Hari Seldon vient d’achever les enregistrements destinés aux descendants de la Fondation. Il peut espérer mourir en paix. Mais Horis Antic, fonctionnaire de l’empire, ne l’entend pas de cette oreille et propose une théorie sur les mondes-chaos qui propulse Seldon et toute une équipe à la recherche de sa confirmation. Une course folle s’engage dans le plus pur style
space opera : rebondissements, courses dans l’espace profond, complots, robots aux courants humanistes variés et… même la rencontre de R. Daneel Olivaw superstar, grand protecteur de l’humanité, qui manipule tout et tout le monde depuis vingt mille ans.
Dans sa postface, David Brin indique : «
Il n’est jamais facile d’écrire une histoire située dans un univers créé par un autre auteur ». Dans
Le Triomphe de Fondation, il fait plus que de se situer dans cet univers, il s’y noie littéralement ! L’amateur éclairé trouvera des allusions à presque tous les livres d’Asimov et même aux trilogies robotiques supervisées par le Maître. Tout est bon pour raccrocher à l’intrigue un petit quelque chose d’Asimovien. On peut citer des descendants de personnages, des anecdotes et des récits détournés pour servir la trame du roman. Ainsi, l’accident de manipulation qui dans
Cailloux dans le ciel a envoyé le piéton Joseph Schwartz dans l’avenir est devenu ici une faille spatio-temporelle, bien gardée et maîtrisée, également destinée à envoyer Seldon dans l’avenir ! Malheureusement, à ce petit jeu, bon nombre des intrigues des romans d’origine sont dévoilées.
Certains considèrent que les préquelles
L’aube de Fondation et
Prélude à Fondation divulguent trop la suite de la saga. Avec ce récit, on dispose d’un véritable condensé du cycle de Trantor et du cycle des robots.
La manipulation des personnages Asimoviens prête aussi à discussion. Ainsi, Hari Seldon est ramené au statut de simple pion entre les mains de Daneel Olivaw. Ce dernier est à l’origine de tout depuis vingt mille ans, y compris la création de l’Empire, Trantor, la chute de l’Empire, Gaïa, etc. C’est peut être extrapoler un peu loin les visées bienveillantes du robot millénaire.

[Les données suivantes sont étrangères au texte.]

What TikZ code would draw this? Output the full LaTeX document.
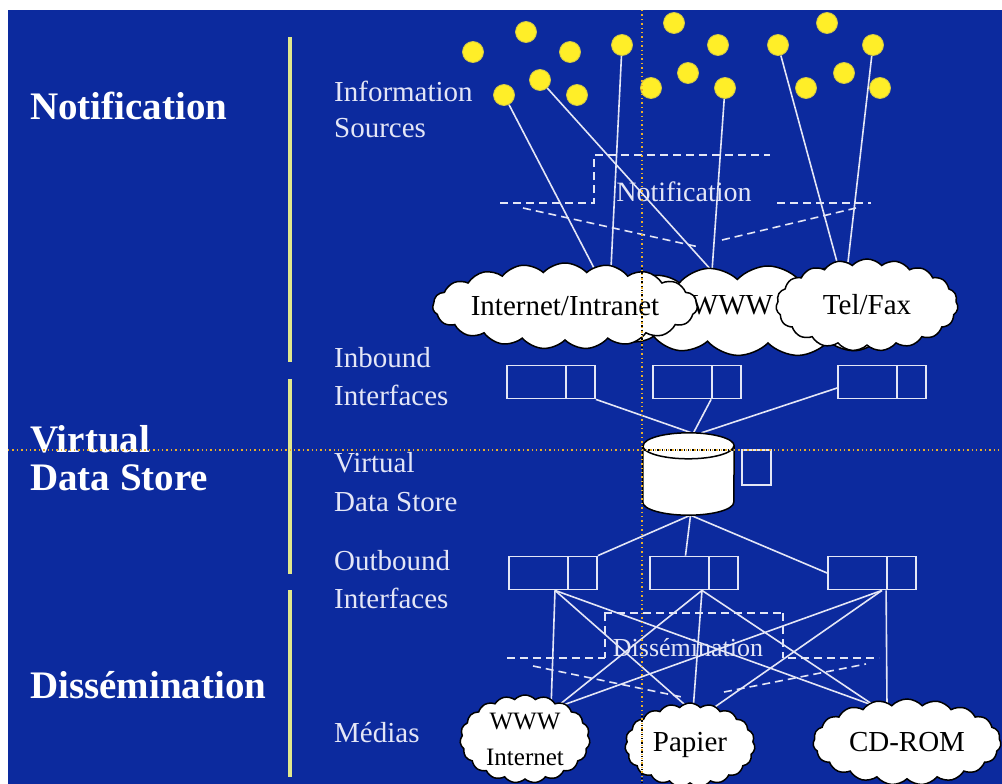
\documentclass[tikz,border=0pt]{standalone}
\usepackage{fontspec}
\setmainfont{Liberation Serif}
\usetikzlibrary{shapes.symbols,calc}
\pgfdeclarelayer{bgl}
\pgfdeclarelayer{wires}
\pgfsetlayers{bgl,wires,main}
\definecolor{bgblue}{RGB}{12,42,158}
\definecolor{dotyel}{RGB}{255,238,40}
\definecolor{dotedge}{RGB}{210,200,70}
\definecolor{barcol}{RGB}{225,232,140}
\definecolor{guide}{RGB}{235,175,40}
\definecolor{linew}{RGB}{228,230,246}
\begin{document}
\begin{tikzpicture}[x=1pt,y=-1pt,
  biglab/.style={text=white, font=\fontsize{39}{44}\selectfont\bfseries, inner sep=0, anchor=base west},
  lab/.style={text=linew, font=\fontsize{29}{33}\selectfont, inner sep=0, anchor=base west},
  srcdot/.style={circle, fill=dotyel, draw=dotedge, line width=0.8, minimum size=21, inner sep=0},
  wire/.style={draw=linew, line width=1.6},
  planedash/.style={draw=linew, line width=1.6, dash pattern=on 8pt off 5pt},
  cloudn/.style={cloud, cloud puffs=19, cloud puff arc=95, cloud ignores aspect, draw=black, line width=1.5, fill=white, inner sep=0, text=black, font=\fontsize{29}{33}\selectfont},
  ibox/.style={draw=linew, line width=1.8, minimum height=33, inner sep=0},
  bar/.style={draw=barcol, line width=4},
  guideline/.style={draw=guide, line width=1.4, dash pattern=on 1.4pt off 3pt},
  guideblk/.style={draw=black, line width=1.4, dash pattern=on 1.4pt off 3pt}
]
\useasboundingbox (0,0) rectangle (1002,784);
\begin{pgfonlayer}{bgl}
  \fill[white] (0,0) rectangle (1002,784);
  \fill[bgblue] (8,10) rectangle (1002,784);
\end{pgfonlayer}

% section bars
\draw[bar] (289.5,37) -- (289.5,362);
\draw[bar] (289.5,379) -- (289.5,574);
\draw[bar] (289.5,590) -- (289.5,777);

% left titles
\node[biglab] (tnotif) at (30,119) {Notification};
\node[biglab] (tvirt) at (30,452) {Virtual};
\node[biglab] (tdata) at (30,490) {Data Store};
\node[biglab] (tdiss) at (30,698) {Diss\'emination};

% row labels
\node[lab] (linfo) at (334,102) {Information};
\node[lab] (lsrc) at (334,137) {Sources};
\node[lab] (linb) at (334,367) {Inbound};
\node[lab] (linbi) at (334,405) {Interfaces};
\node[lab] (lvirt) at (334,472) {Virtual};
\node[lab] (lvds) at (334,511) {Data Store};
\node[lab] (lout) at (334,570) {Outbound};
\node[lab] (louti) at (334,608) {Interfaces};
\node[lab] (lmed) at (334,742) {M\'edias};

% information sources
\node[srcdot] (d1) at (473,52) {};
\node[srcdot] (d2) at (526,32) {};
\node[srcdot] (d3) at (570,52) {};
\node[srcdot] (d4) at (622,45) {};
\node[srcdot] (d5) at (504,95) {};
\node[srcdot] (d6) at (540,80) {};
\node[srcdot] (d7) at (577,95) {};
\node[srcdot] (d8) at (651,88) {};
\node[srcdot] (d9) at (674,23) {};
\node[srcdot] (d10) at (688,73) {};
\node[srcdot] (d11) at (718,45) {};
\node[srcdot] (d12) at (725,88) {};
\node[srcdot] (d13) at (778,45) {};
\node[srcdot] (d14) at (806,88) {};
\node[srcdot] (d15) at (827,23) {};
\node[srcdot] (d16) at (844,73) {};
\node[srcdot] (d17) at (873,45) {};
\node[srcdot] (d18) at (880,88) {};

% notification plane
\node[text=linew, font=\fontsize{28}{32}\selectfont, inner sep=0] (pnotif) at (684,192) {Notification};

% network clouds
\node[cloudn, minimum width=372, minimum height=90] (wwwc) at (768,311) {};
\node[text=black, font=\fontsize{29}{33}\selectfont, inner sep=0] (wwwt) at (732,305) {WWW};
\node[cloudn, minimum width=244, minimum height=86] (inet) at (565,306) {Internet/Intranet};
\node[cloudn, minimum width=182, minimum height=92] (tf) at (867,305) {Tel/Fax};

% inbound interfaces
\node[ibox, minimum width=59] (in1L) at (536.5,382) {};
\node[ibox, minimum width=29] (in1R) at (580.5,382) {};
\node[ibox, minimum width=59] (in2L) at (682.5,382) {};
\node[ibox, minimum width=29] (in2R) at (726.5,382) {};
\node[ibox, minimum width=59] (in3L) at (867.5,382) {};
\node[ibox, minimum width=29] (in3R) at (911.5,382) {};

% virtual data store
\node[inner sep=0, minimum width=91, minimum height=82] (vds) at (688.5,474) {};
\draw[fill=white, draw=black, line width=1.5]
  ($(vds.north west)+(0,13)$) -- ($(vds.south west)+(0,-13)$)
  arc[start angle=180, end angle=0, x radius=45.5, y radius=13]
  -- ($(vds.north east)+(0,13)$)
  arc[start angle=0, end angle=-180, x radius=45.5, y radius=13] -- cycle;
\draw[draw=black, line width=1.5] ($(vds.north west)+(0,13)$)
  arc[start angle=180, end angle=0, x radius=45.5, y radius=13];
\node[ibox, minimum width=29, minimum height=35] (vdsbox) at (756.5,467.5) {};

% outbound interfaces
\node[ibox, minimum width=59] (out1L) at (538.5,573) {};
\node[ibox, minimum width=29] (out1R) at (582.5,573) {};
\node[ibox, minimum width=59] (out2L) at (679.5,573) {};
\node[ibox, minimum width=29] (out2R) at (723.5,573) {};
\node[ibox, minimum width=59] (out3L) at (857.5,573) {};
\node[ibox, minimum width=29] (out3R) at (901.5,573) {};

% dissemination plane label
\node[text=linew, font=\fontsize{26}{30}\selectfont, inner sep=0] (pdiss) at (688,648) {Diss\'emination};

% media clouds
\node[cloudn, minimum width=130, minimum height=88, align=center, font=\fontsize{25}{36}\selectfont] (www) at (525,739) {WWW\\Internet};
\node[cloudn, minimum width=130, minimum height=84] (pap) at (690,745) {Papier};
\node[cloudn, minimum width=188, minimum height=86] (cd) at (907,742) {CD-ROM};

\begin{pgfonlayer}{wires}
  % sources to networks
  \draw[wire] (d5) -- ($(inet)+(29,-38)$);
  \draw[wire] (d4) -- ($(inet)+(46,-38)$);
  \draw[wire] (d6) -- ($(wwwc)+(-56,-40)$);
  \draw[wire] (d12) -- ($(wwwc)+(-56,-40)$);
  \draw[wire] (d13) -- ($(tf)+(-30,-43)$);
  \draw[wire] (d17) -- ($(tf)+(-19,-43)$);
  % notification plane
  \draw[planedash] (500,203) -- (594,203) -- (594,155) -- (770,155);
  \draw[planedash] (777,203) -- (871,203);
  \draw[planedash] (523,208) -- (699,247);
  \draw[planedash] (722,240) -- (856,208);
  % inbound to store
  \draw[wire] (in1R.south east) -- ($(vds.north)+(3,0)$);
  \draw[wire] (in2R.south west) -- ($(vds.north)+(5,0)$);
  \draw[wire] ($(in3L.west)+(0,6)$) -- ($(vds.north)+(13,0)$);
  % store to outbound
  \draw[wire] ($(vds.south)+(2,0)$) -- (out1R.north east);
  \draw[wire] ($(vds.south)+(2,0)$) -- ($(out2L.north)+(6,0)$);
  \draw[wire] ($(vds.south)+(2,0)$) -- (out3L.west);
  % outbound to media
  \draw[wire] ($(out1L.south)+(16.5,0)$) -- ($(www)+(26,-30)$);
  \draw[wire] ($(out1L.south)+(16.5,0)$) -- ($(pap)+(2,-34)$);
  \draw[wire] ($(out1L.south)+(16.5,0)$) -- ($(cd)+(-32,-36)$);
  \draw[wire] ($(out2L.south)+(22.5,0)$) -- ($(www)+(29,-30)$);
  \draw[wire] ($(out2L.south)+(22.5,0)$) -- ($(pap)+(3,-34)$);
  \draw[wire] ($(out2L.south)+(22.5,0)$) -- ($(cd)+(-32,-36)$);
  \draw[wire] ($(out3L.south)+(24.5,0)$) -- ($(www)+(27,-30)$);
  \draw[wire] ($(out3L.south)+(24.5,0)$) -- ($(pap)+(19,-34)$);
  \draw[wire] (out3R.south west) -- ($(cd)+(-20,-36)$);
  % dissemination plane
  \draw[planedash] (604,613) -- (783,613);
  \draw[planedash] (605,613) -- (605,658);
  \draw[planedash] (783,613) -- (783,658);
  \draw[planedash] (507,658) -- (605,658);
  \draw[planedash] (788,658) -- (879,658);
  \draw[planedash] (533,666) -- (682,697);
  \draw[planedash] (724,692) -- (866,664);
\end{pgfonlayer}

% guide lines
\draw[guideline] (642,10) -- (642,784);
\draw[guideline] (8,450) -- (1002,450);
\draw[guideblk] (642,268) -- (642,348);
\draw[guideblk] (642,716) -- (642,784);
\draw[guideblk] (644,450) -- (733,450);
\end{tikzpicture}
\end{document}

Les robots, par leur comportement, ressemblent à des caricatures de courants idéologiques humains. Ils ont des opinions diverses et surtout très tranchées sur la façon de sauver l’humanité. Ils sont prêts à transgresser toutes les règles, ou tout au moins à les interpréter librement, pour atteindre leur but. Ainsi, les différents clans n’hésitent pas à s’entretuer au cours d’une bataille rangée, abandonnant sous les tirs croisés, mais soi-disant controlés, les humains présents. Au diable les conflits positroniques !
Le thème du chaos considéré comme une maladie de l’esprit qui afflige l’humanité entière est intéressant en soi. Il est peut-être même en filigrane dans l’œuvre du bon docteur, comme l’indique d’ailleurs David Brin dans ses explications finales. En revanche la tentative d’intégration au plus près dans l’œuvre est à la fois trop large et trop précise. Au lieu d’écrire un épisode de plus dans la saga avec quelques allusions au passé, l’auteur utilise le passé pour construire un plan qui n’est rien d’autre que l’explication de tout ce qu’il va se passer dans le futur ! Une annexe très bien faite donne d’ailleurs dans le détail tout le calendrier de l’ensemble de l’histoire galactique.
«
Après Fondation en péril
et Fondation et chaos
, le point d’orgue de la plus grande saga de science-fiction de tous les temps », précise la quatrième de couverture. Il serait intéressant de savoir dans quel esprit et dans quel but David Brin a conçu ce récit. Malheureusement, il préfère en garder le secret : «
Je pourrais m’étendre sur les raisons pour lesquelles j’ai écrit cette nouvelle strate comme je l’ai fait, mais à ce stade, je préfère m’abstenir de tout commentaire. » C’est bien dommage. Une telle introduction orienterait le lecteur dans sa façon d’appréhender le texte : un nouvel épisode ou une explication détaillée de l’histoire de l’empire ?
Cette trilogie ravira tous ceux qui aiment le space-opera mais qui ne connaissent pas l’œuvre d’Asimov, ou encore les quelques fanatiques soucieux de voir l’œuvre achevée. Elle laissera très sceptiques ceux qui, comme moi, pensent qu’il vaut mieux laisser au lecteur le plaisir de découvrir et de construire l’Histoire du Futur avec les très nombreux livres écrits ou validés par le Maître lui-même.